Reçetedeki ilacı çizmek ya da karalamak eczacı tarafından yapılması olanaksız bir işlem olup, yedi yıl sözleşme feshini gerektirmektedir. İlaç isminin değiştirilmesi ve reçetenin çizilerek yerine başka bir isim yazılması, ancak hekimin kendi el yazısı ve imzası ile onaylaması halinde mümkündür. Ayrıca eczacının kendisi böyle bir uygulama yaptığı takdirde TEB’e bağlı Eczacı Odası ve Yüksek Haysiyet Divanımız tarafından meslekten men cezası ile cezalandırılır.
“Doktorun yazdığı ilaç yerine daha yüksek tutarlı farmasötik eşdeğer veya eşdeğer olmayan ilaç veriliyor”

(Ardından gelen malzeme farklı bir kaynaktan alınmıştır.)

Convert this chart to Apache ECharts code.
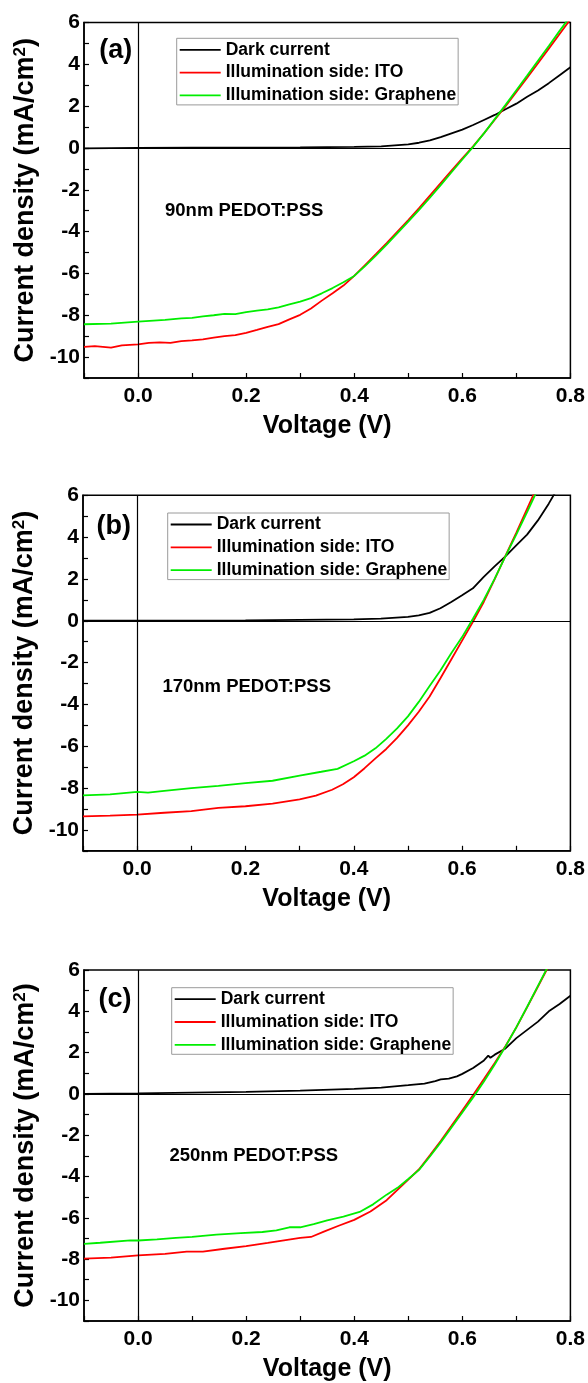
<!DOCTYPE html>
<html><head><meta charset="utf-8">
<script src="https://cdn.jsdelivr.net/npm/echarts@6/dist/echarts.min.js"></script>
<style>html,body{margin:0;padding:0;background:#fff}#c{width:588px;height:1383px}</style>
</head><body><div id="c"></div>
<script>
// ---- labels ----
const seriesNames = ['Dark current', 'Illumination side: ITO', 'Illumination side: Graphene'];
const panelTags = ['(a)', '(b)', '(c)'];
const panelNotes = ['90nm PEDOT:PSS', '170nm PEDOT:PSS', '250nm PEDOT:PSS'];
const xTitle = 'Voltage (V)';
const xMin = -0.1, xMax = 0.8, xStep = 0.1;
const yMin = -11, yMax = 6, yStep = 1;

// ---- panel (a) 90nm: [V, J] ----
const aDark = [[-0.1,-0.02],[0,0],[0.1,0.01],[0.2,0.02],[0.3,0.03],[0.4,0.05],[0.45,0.08],[0.5,0.17],[0.52,0.25],[0.54,0.36],[0.56,0.52],[0.58,0.7],[0.6,0.88],[0.62,1.1],[0.64,1.34],[0.66,1.58],[0.68,1.85],[0.7,2.12],[0.72,2.45],[0.74,2.75],[0.76,3.1],[0.78,3.48],[0.8,3.86]];
const aITO = [[-0.1,-9.51],[-0.08,-9.48],[-0.05,-9.55],[-0.03,-9.44],[0,-9.39],[0.02,-9.32],[0.04,-9.3],[0.06,-9.32],[0.08,-9.24],[0.1,-9.2],[0.12,-9.15],[0.14,-9.07],[0.16,-9.0],[0.18,-8.95],[0.2,-8.84],[0.22,-8.7],[0.24,-8.55],[0.26,-8.42],[0.28,-8.2],[0.3,-7.98],[0.32,-7.68],[0.34,-7.3],[0.36,-6.95],[0.38,-6.58],[0.4,-6.12],[0.42,-5.6],[0.44,-5.08],[0.46,-4.55],[0.48,-4.0],[0.5,-3.45],[0.52,-2.88],[0.54,-2.28],[0.56,-1.68],[0.58,-1.08],[0.6,-0.5],[0.62,0.08],[0.64,0.7],[0.66,1.35],[0.68,2.0],[0.7,2.68],[0.72,3.36],[0.74,4.05],[0.76,4.75],[0.78,5.45],[0.8,6.15]];
const aGraphene = [[-0.1,-8.43],[-0.05,-8.4],[0,-8.3],[0.05,-8.22],[0.08,-8.15],[0.1,-8.12],[0.12,-8.05],[0.14,-8.0],[0.16,-7.93],[0.18,-7.95],[0.2,-7.85],[0.22,-7.78],[0.24,-7.72],[0.26,-7.62],[0.28,-7.48],[0.3,-7.35],[0.32,-7.18],[0.34,-6.95],[0.36,-6.7],[0.38,-6.42],[0.4,-6.12],[0.42,-5.65],[0.44,-5.15],[0.46,-4.62],[0.48,-4.07],[0.5,-3.52],[0.52,-2.96],[0.54,-2.38],[0.56,-1.78],[0.58,-1.16],[0.6,-0.55],[0.62,0.05],[0.64,0.7],[0.66,1.38],[0.68,2.06],[0.7,2.76],[0.72,3.46],[0.74,4.17],[0.76,4.88],[0.78,5.6],[0.8,6.3]];

// ---- panel (b) 170nm ----
const bDark = [[-0.1,0],[0,0],[0.1,0.01],[0.2,0.02],[0.3,0.04],[0.4,0.07],[0.45,0.1],[0.5,0.19],[0.52,0.26],[0.54,0.38],[0.56,0.6],[0.58,0.9],[0.6,1.22],[0.62,1.55],[0.64,2.1],[0.66,2.6],[0.68,3.08],[0.7,3.6],[0.72,4.12],[0.74,4.8],[0.76,5.6],[0.77,6.05],[0.8,7.2]];
const bITO = [[-0.1,-9.35],[-0.05,-9.32],[0,-9.27],[0.05,-9.18],[0.1,-9.1],[0.15,-8.95],[0.2,-8.87],[0.25,-8.74],[0.3,-8.54],[0.33,-8.36],[0.36,-8.08],[0.38,-7.82],[0.4,-7.48],[0.42,-7.05],[0.44,-6.58],[0.46,-6.13],[0.48,-5.6],[0.5,-5.0],[0.52,-4.35],[0.54,-3.62],[0.56,-2.75],[0.58,-1.85],[0.6,-0.95],[0.62,-0.05],[0.64,0.9],[0.66,1.98],[0.68,3.1],[0.7,4.2],[0.72,5.35],[0.74,6.5]];
const bGraphene = [[-0.1,-8.35],[-0.05,-8.3],[0,-8.18],[0.02,-8.22],[0.05,-8.13],[0.1,-8.0],[0.15,-7.9],[0.2,-7.76],[0.25,-7.65],[0.3,-7.4],[0.34,-7.22],[0.37,-7.08],[0.4,-6.72],[0.42,-6.45],[0.44,-6.1],[0.46,-5.65],[0.48,-5.15],[0.5,-4.57],[0.52,-3.88],[0.54,-3.12],[0.56,-2.38],[0.58,-1.55],[0.6,-0.78],[0.62,0.1],[0.64,1.0],[0.66,2.0],[0.68,3.08],[0.7,4.12],[0.72,5.2],[0.74,6.3]];

// ---- panel (c) 250nm ----
const cDark = [[-0.1,0],[0,0.02],[0.1,0.06],[0.2,0.1],[0.3,0.16],[0.4,0.24],[0.45,0.3],[0.5,0.42],[0.53,0.5],[0.55,0.62],[0.56,0.7],[0.575,0.74],[0.59,0.85],[0.6,0.97],[0.62,1.25],[0.64,1.62],[0.648,1.85],[0.652,1.75],[0.66,1.9],[0.68,2.2],[0.7,2.7],[0.72,3.1],[0.74,3.5],[0.76,4.0],[0.78,4.35],[0.8,4.75]];
const cITO = [[-0.1,-7.98],[-0.05,-7.93],[0,-7.82],[0.05,-7.75],[0.09,-7.64],[0.12,-7.64],[0.16,-7.5],[0.2,-7.37],[0.24,-7.22],[0.27,-7.09],[0.3,-6.97],[0.32,-6.93],[0.345,-6.66],[0.37,-6.4],[0.4,-6.1],[0.43,-5.7],[0.46,-5.15],[0.48,-4.65],[0.5,-4.15],[0.52,-3.65],[0.54,-2.98],[0.56,-2.28],[0.58,-1.55],[0.6,-0.8],[0.62,-0.05],[0.64,0.72],[0.66,1.5],[0.68,2.32],[0.7,3.22],[0.72,4.2],[0.74,5.2],[0.76,6.2]];
const cGraphene = [[-0.1,-7.26],[-0.07,-7.21],[-0.014,-7.1],[0,-7.1],[0.035,-7.05],[0.07,-6.97],[0.1,-6.93],[0.145,-6.82],[0.19,-6.74],[0.23,-6.69],[0.256,-6.61],[0.28,-6.46],[0.3,-6.46],[0.325,-6.31],[0.35,-6.13],[0.38,-5.94],[0.41,-5.72],[0.435,-5.35],[0.46,-4.88],[0.48,-4.55],[0.5,-4.12],[0.52,-3.68],[0.54,-3.03],[0.56,-2.35],[0.58,-1.63],[0.6,-0.9],[0.62,-0.17],[0.64,0.6],[0.66,1.42],[0.68,2.3],[0.7,3.23],[0.72,4.22],[0.74,5.23],[0.76,6.25]];

const panels = [
  {dark: aDark, ito: aITO, gra: aGraphene},
  {dark: bDark, ito: bITO, gra: bGraphene},
  {dark: cDark, ito: cITO, gra: cGraphene}
];

// ---- layout / style ----
const FONT = 'Arial, "Liberation Sans", sans-serif';
const grids = [
  {left: 84, top: 22.5, width: 488, height: 355.5},
  {left: 83, top: 495.3, width: 487.7, height: 355.5},
  {left: 84, top: 970, width: 488, height: 356}
];
const legendPos = [{left: 176.7, top: 38.3}, {left: 167.7, top: 513}, {left: 171.7, top: 987.7}];
const tagPos = [[115.7, 51], [113.8, 526.7], [115, 999.7]];
const notePos = [[165, 211], [162.4, 686.7], [169.5, 1155.7]];
const colors = ['#000000', '#ff0000', '#00ee00'];

const option = {
  animation: false,
  backgroundColor: '#fff',
  grid: grids.map(g => Object.assign({show: true, borderColor: '#000', borderWidth: 1.5, backgroundColor: 'transparent', containLabel: false}, g)),
  xAxis: grids.map((g, i) => ({
    gridIndex: i, type: 'value', min: xMin, max: xMax, interval: xStep,
    axisLine: {show: true, onZero: false, lineStyle: {color: '#000', width: 1.5}},
    axisTick: {show: true, inside: true, length: 5, lineStyle: {color: '#000', width: 1.2}},
    splitLine: {show: false},
    axisLabel: {
      color: '#000', fontSize: 21, fontWeight: 'bold', fontFamily: FONT, margin: 8,
      formatter: v => (Math.round(v * 10) % 2 === 0 ? (Math.round(v * 10) / 10).toFixed(1) : '')
    },
    name: xTitle, nameLocation: 'middle', nameGap: 36,
    nameTextStyle: {color: '#000', fontSize: 25, fontWeight: 'bold', fontFamily: FONT}
  })),
  yAxis: grids.map((g, i) => ({
    gridIndex: i, type: 'value', min: yMin, max: yMax, interval: yStep,
    axisLine: {show: true, onZero: false, lineStyle: {color: '#000', width: 1.5}},
    axisTick: {show: true, inside: true, length: 5, lineStyle: {color: '#000', width: 1.2}},
    splitLine: {show: false},
    axisLabel: {
      color: '#000', fontSize: 21, fontWeight: 'bold', fontFamily: FONT, margin: 4,
      formatter: v => (Math.round(v) % 2 === 0 ? String(Math.round(v)) : '')
    },
    name: '{t|Current density (mA/cm}{s|2}{t|)}', nameLocation: 'middle', nameGap: 45,
    nameTextStyle: {
      rich: {
        t: {color: '#000', fontSize: 27, fontWeight: 'bold', fontFamily: FONT},
        s: {color: '#000', fontSize: 17, fontWeight: 'bold', fontFamily: FONT, verticalAlign: 'top'}
      }
    }
  })),
  legend: legendPos.map(p => ({
    left: p.left, top: p.top, orient: 'vertical', data: seriesNames,
    icon: 'rect', itemWidth: 41, itemHeight: 1.8, itemGap: 4.8, padding: [2.5, 2, 0.5, 3],
    borderColor: '#9a9a9a', borderWidth: 1, selectedMode: false,
    textStyle: {color: '#000', fontSize: 17.5, fontWeight: 'bold', fontFamily: FONT, lineHeight: 18}
  })),
  series: [],
  graphic: []
};

panels.forEach((p, i) => {
  [p.dark, p.ito, p.gra].forEach((d, k) => {
    const s = {
      name: seriesNames[k], type: 'line', xAxisIndex: i, yAxisIndex: i,
      data: d, symbol: 'none', smooth: false, clip: true,
      color: colors[k], lineStyle: {color: colors[k], width: 1.8}, z: 3 + k
    };
    if (k === 0) {
      s.markLine = {
        silent: true, symbol: ['none', 'none'], label: {show: false},
        lineStyle: {color: '#000', width: 1.2, type: 'solid'},
        data: [{xAxis: 0}, {yAxis: 0}]
      };
    }
    option.series.push(s);
  });
  option.graphic.push({
    type: 'text', x: tagPos[i][0], y: tagPos[i][1], z: 10,
    style: {text: panelTags[i], fill: '#000', font: 'bold 27px ' + FONT, align: 'center', verticalAlign: 'middle'}
  });
  option.graphic.push({
    type: 'text', x: notePos[i][0], y: notePos[i][1], z: 10,
    style: {text: panelNotes[i], fill: '#000', font: 'bold 18.5px ' + FONT, align: 'left', verticalAlign: 'middle'}
  });
});

const chart = echarts.init(document.getElementById('c'), null, {renderer: 'canvas'});
chart.setOption(option);
</script>
</body></html>
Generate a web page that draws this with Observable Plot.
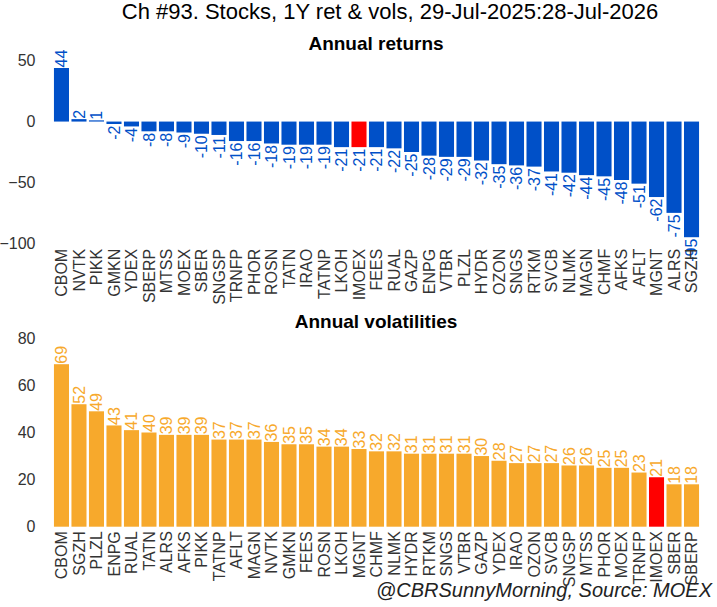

Eşdeğer ilaç verilme durumunda eczacı “eşdeğeridir, onaylıyorum” kaşesi vurmak zorundadır. Protokole göre yazılan ilacın ucuz eşdeğerini vermek durumundadır. Herhangi bir pahalı eşdeğerini vermişse, kurum hiçbir neden göstermeden ucuz eşdeğerinin fiyatını öder. Eşdeğer ilaç verilmemesi bir uyarıdan sonra eczacının sözleşmesinin feshini gerekli kılmaktadır. Bu durumu da hiçbir eczacı göze alamaz.
Türk Eczacıları Birliği olarak kamuoyunu yakından takip edip bilgilendirme görevini yerine getirmeye çalışıyoruz. İlaçla ilgili düzenlemelerde ve yapılan yanlışlıklarda vatandaşın sağlığı yönünden, vatandaşın sağlığını korumak için her zaman taraf olduk. Eksik ve yanlışlıkları düzeltmek görevimiz olduğu gibi, yanlışlık yapan meslektaşlarımızı yaptıkları yanlışlık nedeniyle uyarma ve cezalandırmayı da her zaman görev kabul ettik. Ama doğru bilgilendirme sayesinde bu tür yanlışlıkların ortadan kalkacağına inanıyoruz. Bu anlamda kamuoyunun, görsel ve yazılı medyanın başvurusuna ve onları bilgilendirmeye her zaman açığız.